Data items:
========
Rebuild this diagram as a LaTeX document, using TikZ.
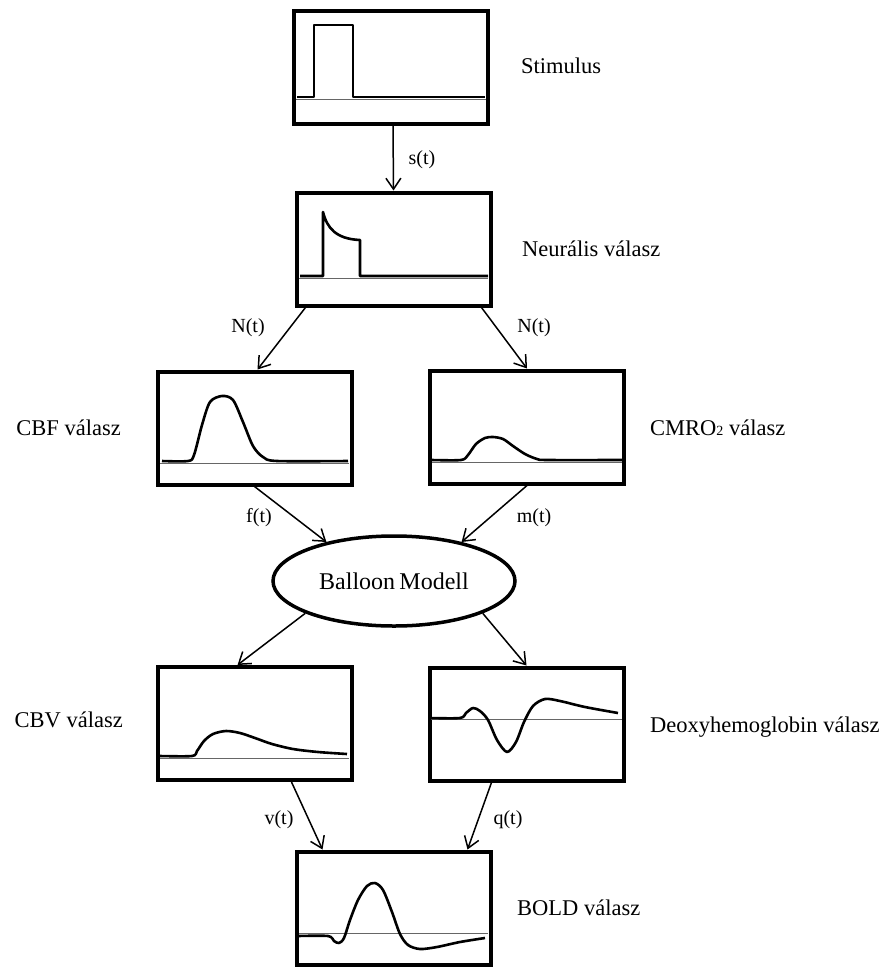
\documentclass[tikz,border=0pt]{standalone}
\usepackage{fontspec}
\setmainfont{Liberation Serif}
\usetikzlibrary{arrows.meta,shapes.geometric}
\begin{document}
\begin{tikzpicture}[x=1pt,y=-1pt,
  panel/.style={draw, line width=4pt, minimum width=194pt, minimum height=113pt, inner sep=0pt},
  model/.style={draw, ellipse, line width=3.5pt, minimum width=242pt, minimum height=90pt, inner sep=0pt, font=\fontsize{24}{28}\selectfont},
  caption/.style={font=\fontsize{22.5}{27}\selectfont, inner sep=0pt},
  sig/.style={font=\fontsize{20}{24}\selectfont, inner sep=0pt},
  flow/.style={line width=1.5pt, -{Straight Barb[length=11pt,width=15pt,line width=1.5pt]}},
  trace/.style={line width=2.6pt, line join=round},
  zero/.style={line width=1pt, draw=black!60}
]
\useasboundingbox (0,0) rectangle (895,967);

% panels
\node[panel] (stim)   at (391,67.5)  {};
\node[panel] (neural) at (393.5,249) {};
\node[panel] (cbf)    at (254.5,428) {};
\node[panel] (cmro)   at (527,427)   {};
\node[model] (balloon) at (394,581)  {Balloon\hspace{0.18em}Modell};
\node[panel] (cbv)    at (254.5,723.5) {};
\node[panel] (deoxy)  at (526.5,724) {};
\node[panel] (bold)   at (393.5,908) {};

% captions
\node[caption, anchor=base west] (tstim)   at (521,73)  {Stimulus};
\node[caption, anchor=base west] (tneural) at (522,256) {Neurális válasz};
\node[caption, anchor=base east] (tcbf)    at (121,435) {CBF válasz};
\node[caption, anchor=base west] (tcmro)   at (650,435) {CMRO{\fontsize{14}{14}\selectfont 2} válasz};
\node[caption, anchor=base east] (tcbv)    at (123,727) {CBV válasz};
\node[caption, anchor=base west] (tdeoxy)  at (650,732) {Deoxyhemoglobin válasz};
\node[caption, anchor=base west] (tbold)   at (517,915) {BOLD válasz};

% stimulus
\draw[zero] (296,99) -- (486,99);
\draw[trace] (297,97) -- (314,97) -- (314,25) -- (353,25) -- (353,97) -- (485,97);

% neural response
\draw[zero] (299,278) -- (488,278);
\draw[trace] (300,276) -- (323,276) -- (323,212)
  .. controls (327,228) and (336,239) .. (360,240) -- (360,276) -- (488,276);

% CBF
\draw[zero] (160,463) -- (349,463);
\draw[trace] plot[smooth, tension=0.5] coordinates {(162,461) (188,461) (194,455) (202,425) (210,402) (222,396) (233,400) (243,422) (253,446) (263,457) (277,461) (348,461)};

% CMRO2
\draw[zero] (432,462) -- (622,462);
\draw[trace] plot[smooth, tension=0.5] coordinates {(432,460) (461,460) (468,455) (476,444) (485,438) (493,437) (503,439) (513,446) (525,454) (537,459) (548,460) (622,460)};

% CBV
\draw[zero] (160,758) -- (349,758);
\draw[trace] plot[smooth, tension=0.5] coordinates {(160,756) (192,756) (197,751) (204,741) (213,734) (226,731) (240,733) (255,738) (272,744) (293,749) (318,752) (347,754)};

% deoxyhemoglobin
\draw[zero] (431,719) -- (622,719);
\draw[trace] plot[smooth, tension=0.5] coordinates {(430,718) (460,718) (466,713) (473,708) (480,711) (488,720) (497,740) (507,752) (516,742) (524,722) (533,706) (545,699) (560,701) (585,707) (618,713)};

% BOLD
\draw[zero] (299,933) -- (488,933);
\draw[trace] plot[smooth, tension=0.5] coordinates {(298,936) (328,936) (334,941) (339,943) (344,938) (350,920) (358,900) (367,886) (375,883) (383,890) (392,912) (400,934) (408,945) (420,949) (437,947) (460,942) (485,938)};

% connectors
\draw[flow] ([xshift=2pt]stim.south) -- (neural.north);
\draw[flow] ([xshift=-88pt]neural.south) -- ([xshift=3pt]cbf.north);
\draw[flow] ([xshift=88pt]neural.south) -- (cmro.north);
\draw[flow] (cbf.south) -- (balloon.150);
\draw[flow] (cmro.south) -- (balloon.30);
\draw[flow] (balloon.200) -- ([xshift=-17pt]cbv.north);
\draw[flow] (balloon.-20) -- (deoxy.north);
\draw[flow] ([xshift=37pt]cbv.south) -- ([xshift=-71pt]bold.north);
\draw[flow] ([xshift=-35pt]deoxy.south) -- ([xshift=74pt]bold.north);

% signal labels
\node[sig] (ls)  at (422,160) {s(t)};
\node[sig] (lnl) at (248,328) {N(t)};
\node[sig] (lnr) at (534,328) {N(t)};
\node[sig] (lf)  at (259,518) {f(t)};
\node[sig] (lm)  at (534,518) {m(t)};
\node[sig] (lv)  at (279,820) {v(t)};
\node[sig] (lq)  at (508,820) {q(t)};
\end{tikzpicture}
\end{document}
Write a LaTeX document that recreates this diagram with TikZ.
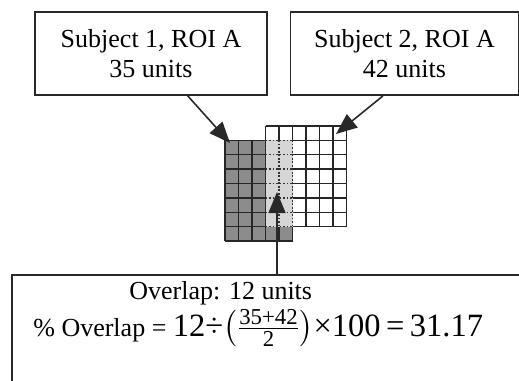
========
--- Goal of the exercise ---
Go through the records above, find every line with the word "this", and list those lines.

--- Answer in full ---
Rebuild this diagram as a LaTeX document, using TikZ.
Write a LaTeX document that recreates this diagram with TikZ.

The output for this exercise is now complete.